-------- Data extract --------
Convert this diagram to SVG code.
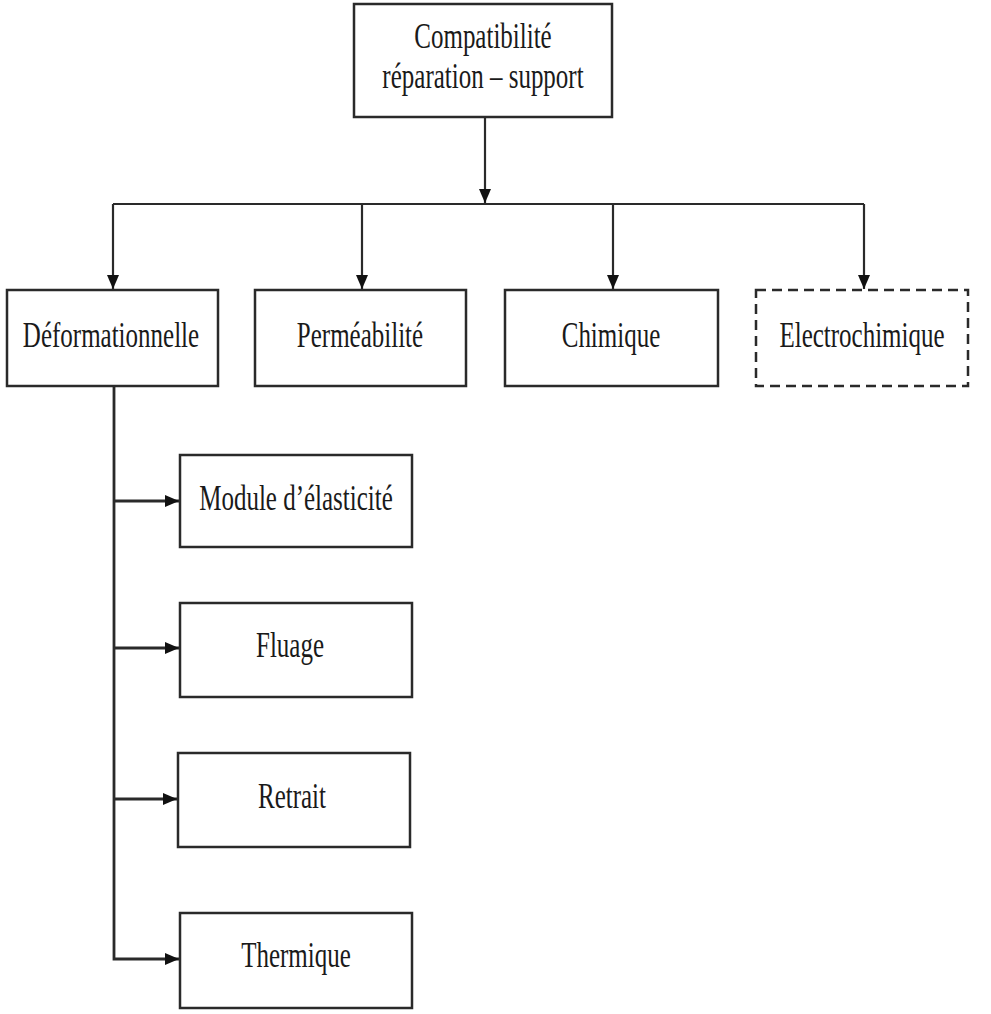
<svg xmlns="http://www.w3.org/2000/svg" width="991" height="1014" viewBox="0 0 991 1014">
  <style>
    .box { fill: #ffffff; stroke: #2a2a2a; stroke-width: 2.5; }
    .dashed { stroke-dasharray: 10 6; }
    .wire { fill: none; stroke: #2a2a2a; stroke-width: 2.2; }
    .branch { stroke-width: 2.8; }
    .label { font-family: "Liberation Serif", "Times New Roman", serif; font-size: 25px; fill: #1a1a1a; text-anchor: middle; }
  </style>
  <defs>
    <marker id="head" viewBox="0 0 14 12" refX="14" refY="6" markerWidth="14" markerHeight="12" markerUnits="userSpaceOnUse" orient="auto">
      <path d="M0,0 L14,6 L0,12 Z" fill="#111111"/>
    </marker>
  </defs>

  <rect width="991" height="1014" fill="#ffffff"/>

  <!-- connectors -->
  <g id="connectors">
    <line class="wire" x1="485" y1="117" x2="485" y2="203" marker-end="url(#head)"/>
    <line class="wire" x1="113" y1="204" x2="864" y2="204"/>
    <line class="wire" x1="113" y1="204" x2="113" y2="289" marker-end="url(#head)"/>
    <line class="wire" x1="362" y1="204" x2="362" y2="289" marker-end="url(#head)"/>
    <line class="wire" x1="613" y1="204" x2="613" y2="289" marker-end="url(#head)"/>
    <line class="wire" x1="864" y1="204" x2="864" y2="289" marker-end="url(#head)"/>
    <polyline class="wire branch" points="114,386 114,959 179,959" marker-end="url(#head)"/>
    <line class="wire branch" x1="114" y1="501" x2="179" y2="501" marker-end="url(#head)"/>
    <line class="wire branch" x1="114" y1="648" x2="179" y2="648" marker-end="url(#head)"/>
    <line class="wire branch" x1="114" y1="799" x2="177" y2="799" marker-end="url(#head)"/>
  </g>

  <!-- root -->
  <g id="compatibilite">
    <rect class="box" x="354" y="4" width="258" height="113"/>
    <text class="label" transform="translate(483,48) scale(1,1.45)">Compatibilité</text>
    <text class="label" transform="translate(483,88) scale(1,1.45)">réparation – support</text>
  </g>

  <!-- first level -->
  <g id="deformationnelle">
    <rect class="box" x="7" y="290" width="211" height="96"/>
    <text class="label" transform="translate(111,347) scale(1,1.45)">Déformationnelle</text>
  </g>
  <g id="permeabilite">
    <rect class="box" x="255" y="290" width="211" height="96"/>
    <text class="label" transform="translate(360,347) scale(1,1.45)">Perméabilité</text>
  </g>
  <g id="chimique">
    <rect class="box" x="505" y="290" width="213" height="96"/>
    <text class="label" transform="translate(611,347) scale(1,1.45)">Chimique</text>
  </g>
  <g id="electrochimique">
    <rect class="box dashed" x="756" y="290" width="212" height="96"/>
    <text class="label" transform="translate(862,347) scale(1,1.45)">Electrochimique</text>
  </g>

  <!-- deformation sub-items -->
  <g id="module-elasticite">
    <rect class="box" x="180" y="455" width="232" height="92"/>
    <text class="label" transform="translate(296,510) scale(1,1.45)">Module d’élasticité</text>
  </g>
  <g id="fluage">
    <rect class="box" x="180" y="603" width="232" height="94"/>
    <text class="label" transform="translate(290,657) scale(1,1.45)">Fluage</text>
  </g>
  <g id="retrait">
    <rect class="box" x="178" y="753" width="232" height="94"/>
    <text class="label" transform="translate(292,808) scale(1,1.45)">Retrait</text>
  </g>
  <g id="thermique">
    <rect class="box" x="180" y="913" width="232" height="95"/>
    <text class="label" transform="translate(296,967) scale(1,1.45)">Thermique</text>
  </g>
</svg>
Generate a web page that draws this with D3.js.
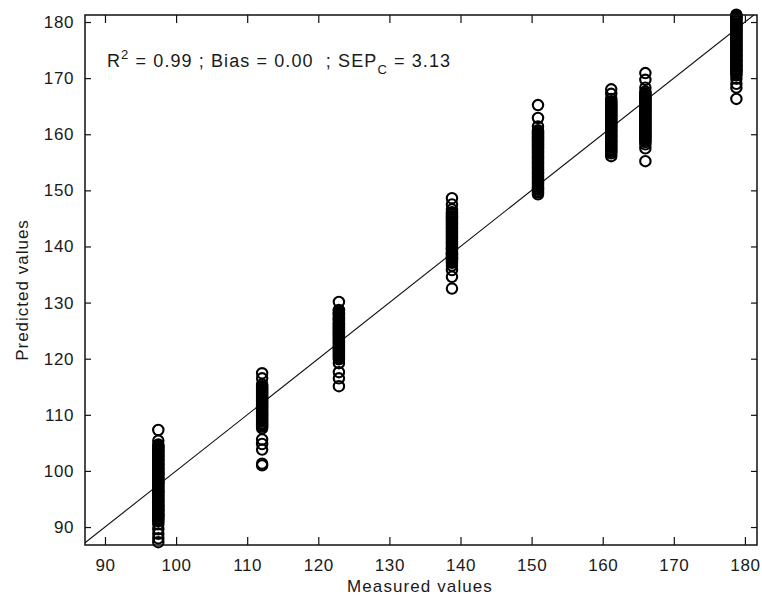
<!DOCTYPE html>
<html>
<head>
<meta charset="utf-8">
<script src="https://cdn.jsdelivr.net/npm/d3@7"></script>
<style>
  html, body { margin: 0; padding: 0; background: #fff; }
  svg { display: block; }
  text { font-family: "Liberation Sans", Arial, sans-serif; fill: #1a1a1a; }
</style>
</head>
<body>
<svg id="chart" width="762" height="599"></svg>
<script>
// Reference (measured) levels and the predicted values observed at each level
const measuredLevels = [97.5, 112.1, 122.9, 138.8, 150.9, 161.2, 166.0, 178.8];

const predictedAt97 = [107.3, 105.4, 104.7, 104.5, 104.2, 104.1, 103.8, 103.5, 103.4, 103.1, 102.9, 102.6,
  102.5, 102.2, 102.0, 101.8, 101.5, 101.3, 101.1, 100.9, 100.6, 100.4, 100.2, 99.9, 99.7, 99.5, 99.3, 99.0,
  98.8, 98.6, 98.3, 98.1, 97.9, 97.7, 97.4, 97.2, 97.0, 96.7, 96.5, 96.3, 96.1, 95.8, 95.6, 95.4, 95.1, 94.9,
  94.7, 94.5, 94.2, 94.0, 93.8, 93.6, 93.3, 93.1, 92.9, 92.7, 92.4, 92.2, 92.0, 91.8, 91.5, 91.3, 91.0, 90.5,
  89.6, 88.8, 88.0, 87.3];
const predictedAt112 = [117.4, 116.5, 115.4, 115.1, 114.9, 114.7, 114.4, 114.2, 114.0, 113.7, 113.5, 113.3,
  113.1, 112.8, 112.6, 112.4, 112.2, 111.9, 111.7, 111.5, 111.3, 111.0, 110.8, 110.6, 110.3, 110.1, 109.9,
  109.7, 109.4, 109.2, 109.0, 108.8, 108.5, 108.3, 108.1, 107.9, 107.6, 105.6, 104.8, 103.8, 101.3, 101.0];
const predictedAt123 = [130.1, 128.7, 128.5, 128.2, 128.0, 127.8, 127.6, 127.3, 127.1, 126.9, 126.7, 126.4,
  126.2, 126.0, 125.8, 125.5, 125.3, 125.1, 124.9, 124.6, 124.4, 124.2, 124.0, 123.7, 123.5, 123.3, 123.1,
  122.8, 122.6, 122.4, 122.2, 121.9, 121.7, 121.5, 121.3, 121.0, 120.8, 120.6, 120.4, 120.1, 119.9, 119.2,
  117.6, 116.5, 115.1];
const predictedAt139 = [148.6, 147.5, 146.6, 146.1, 145.9, 145.7, 145.4, 145.2, 145.0, 144.8, 144.5, 144.3,
  144.1, 143.9, 143.6, 143.4, 143.2, 143.0, 142.7, 142.5, 142.3, 142.1, 141.8, 141.6, 141.4, 141.2, 140.9,
  140.7, 140.5, 140.3, 140.0, 139.8, 139.6, 139.4, 139.1, 138.9, 138.7, 138.5, 138.2, 138.0, 137.8, 137.6,
  137.3, 137.1, 136.6, 135.8, 134.6, 132.5];
const predictedAt151 = [165.2, 162.9, 161.4, 160.7, 160.4, 160.2, 160.0, 159.7, 159.5, 159.3, 159.1, 158.8,
  158.6, 158.4, 158.2, 157.9, 157.7, 157.5, 157.3, 157.0, 156.8, 156.6, 156.4, 156.1, 155.9, 155.7, 155.5,
  155.2, 155.0, 154.8, 154.6, 154.3, 154.1, 153.9, 153.7, 153.4, 153.2, 153.0, 152.8, 152.5, 152.3, 152.1,
  151.9, 151.6, 151.4, 151.2, 151.0, 150.7, 150.5, 150.3, 150.1, 149.8, 149.6, 149.3];
const predictedAt161 = [168.0, 167.2, 166.3, 165.9, 165.7, 165.4, 165.2, 165.0, 164.8, 164.5, 164.3, 164.1,
  163.9, 163.6, 163.4, 163.2, 163.0, 162.7, 162.5, 162.3, 162.1, 161.8, 161.6, 161.4, 161.2, 160.9, 160.7,
  160.5, 160.3, 160.0, 159.8, 159.6, 159.4, 159.1, 158.9, 158.7, 158.5, 158.2, 158.0, 157.8, 157.6, 157.3,
  157.1, 156.9, 156.6, 156.1];
const predictedAt166 = [170.9, 169.7, 168.3, 167.6, 167.3, 167.0, 166.8, 166.6, 166.3, 166.1, 165.9, 165.7,
  165.4, 165.2, 165.0, 164.8, 164.5, 164.3, 164.1, 163.9, 163.6, 163.4, 163.2, 163.0, 162.7, 162.5, 162.3,
  162.1, 161.8, 161.6, 161.4, 161.2, 160.9, 160.7, 160.5, 160.3, 160.0, 159.8, 159.6, 159.4, 159.1, 158.9,
  158.6, 158.2, 157.5, 155.2];
const predictedAt179 = [181.3, 181.1, 180.9, 180.7, 180.5, 180.3, 180.1, 179.8, 179.6, 179.4, 179.2, 178.9,
  178.7, 178.5, 178.3, 178.0, 177.8, 177.6, 177.4, 177.1, 176.9, 176.7, 176.5, 176.2, 176.0, 175.8, 175.6,
  175.3, 175.1, 174.9, 174.7, 174.4, 174.2, 174.0, 173.8, 173.5, 173.3, 173.1, 172.9, 172.6, 172.4, 172.2,
  172.0, 171.7, 171.5, 171.3, 171.1, 170.8, 170.5, 169.9, 169.0, 168.3, 166.3];

const predictedByLevel = [predictedAt97, predictedAt112, predictedAt123, predictedAt139,
  predictedAt151, predictedAt161, predictedAt166, predictedAt179];

const xTicks = [90, 100, 110, 120, 130, 140, 150, 160, 170, 180];
const yTicks = [90, 100, 110, 120, 130, 140, 150, 160, 170, 180];
const xDomain = [87.19, 181.7];
const yDomain = [86.8, 181.25];

const xTitle = "Measured values";
const yTitle = "Predicted values";

// Flatten into (measured, predicted) points
const points = [];
measuredLevels.forEach((m, i) => predictedByLevel[i].forEach(p => points.push({ m, p })));

const svg = d3.select("#chart");
const plot = { left: 85, right: 757, top: 15, bottom: 545 };

const x = d3.scaleLinear().domain(xDomain).range([plot.left, plot.right]);
const y = d3.scaleLinear().domain(yDomain).range([plot.bottom, plot.top]);

svg.append("rect").attr("width", 762).attr("height", 599).attr("fill", "#fff");

svg.append("defs").append("clipPath").attr("id", "plot-clip")
  .append("rect")
  .attr("x", plot.left).attr("y", plot.top)
  .attr("width", plot.right - plot.left).attr("height", plot.bottom - plot.top);

// 1:1 line
const lo = Math.max(xDomain[0], yDomain[0]);
const hi = Math.min(xDomain[1], yDomain[1]);
svg.append("line")
  .attr("clip-path", "url(#plot-clip)")
  .attr("x1", x(lo)).attr("y1", y(lo))
  .attr("x2", x(hi)).attr("y2", y(hi))
  .attr("stroke", "#111").attr("stroke-width", 1.1);

// Scatter markers (open circles)
svg.append("g")
  .selectAll("circle")
  .data(points)
  .join("circle")
  .attr("cx", d => x(d.m))
  .attr("cy", d => y(d.p))
  .attr("r", 5.2)
  .attr("fill", "none")
  .attr("stroke", "#000")
  .attr("stroke-width", 2.1);

// Axes: ticks point inward and are mirrored on the top and right sides
const fontSize = 17;
const xAxisB = d3.axisBottom(x).tickValues(xTicks).tickSize(-8).tickPadding(14).tickSizeOuter(0);
const xAxisT = d3.axisTop(x).tickValues(xTicks).tickSize(-8).tickFormat("").tickSizeOuter(0);
const yAxisL = d3.axisLeft(y).tickValues(yTicks).tickSize(-6).tickPadding(11).tickSizeOuter(0);
const yAxisR = d3.axisRight(y).tickValues(yTicks).tickSize(-6).tickFormat("").tickSizeOuter(0);

function styleAxis(g) {
  g.select(".domain").remove();
  g.selectAll(".tick line").attr("stroke", "#111").attr("stroke-width", 1.2);
  g.selectAll(".tick text")
    .attr("font-size", fontSize)
    .attr("font-family", "Liberation Sans, Arial, sans-serif")
    .attr("letter-spacing", 0.6)
    .attr("fill", "#1a1a1a");
}

svg.append("g").attr("transform", `translate(0,${plot.bottom})`).call(xAxisB).call(styleAxis);
svg.append("g").attr("transform", `translate(0,${plot.top})`).call(xAxisT).call(styleAxis);
svg.append("g").attr("transform", `translate(${plot.left},0)`).call(yAxisL).call(styleAxis);
svg.append("g").attr("transform", `translate(${plot.right},0)`).call(yAxisR).call(styleAxis);

// Box
svg.append("rect")
  .attr("x", plot.left).attr("y", plot.top)
  .attr("width", plot.right - plot.left).attr("height", plot.bottom - plot.top)
  .attr("fill", "none").attr("stroke", "#111").attr("stroke-width", 1.5);

// Axis titles
svg.append("text")
  .attr("x", 420)
  .attr("y", 592)
  .attr("text-anchor", "middle")
  .attr("font-size", fontSize)
  .attr("letter-spacing", 1.1)
  .text(xTitle);

svg.append("text")
  .attr("transform", `translate(28,290) rotate(-90)`)
  .attr("text-anchor", "middle")
  .attr("font-size", fontSize)
  .attr("letter-spacing", 1.0)
  .text(yTitle);

// Statistics annotation
const stats = svg.append("text")
  .attr("x", 107).attr("y", 67)
  .attr("font-size", 18)
  .attr("letter-spacing", 1.1)
  .style("white-space", "pre");
stats.append("tspan").text("R");
stats.append("tspan").attr("dy", -8).attr("font-size", 13).text("2");
stats.append("tspan").attr("dy", 8).text(" = 0.99 ; Bias = 0.00  ; SEP");
stats.append("tspan").attr("dy", 7).attr("font-size", 13).text("C");
stats.append("tspan").attr("dy", -7).text(" = 3.13");
</script>
</body>
</html>
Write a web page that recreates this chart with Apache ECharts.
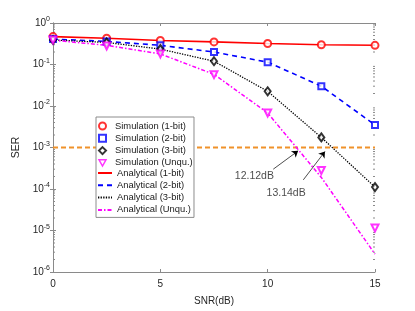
--------
From the records above, copy only the lines running from the line holding "Generate a web" through the line holding "161.2, 166.0, 178.8];", with no pictures.

* Expected answer *
Generate a web page that draws this with D3.js.
<!DOCTYPE html>
<html>
<head>
<meta charset="utf-8">
<script src="https://cdn.jsdelivr.net/npm/d3@7"></script>
<style>
  html, body { margin: 0; padding: 0; background: #fff; }
  svg { display: block; }
  text { font-family: "Liberation Sans", Arial, sans-serif; fill: #1a1a1a; }
</style>
</head>
<body>
<svg id="chart" width="762" height="599"></svg>
<script>
// Reference (measured) levels and the predicted values observed at each level
const measuredLevels = [97.5, 112.1, 122.9, 138.8, 150.9, 161.2, 166.0, 178.8];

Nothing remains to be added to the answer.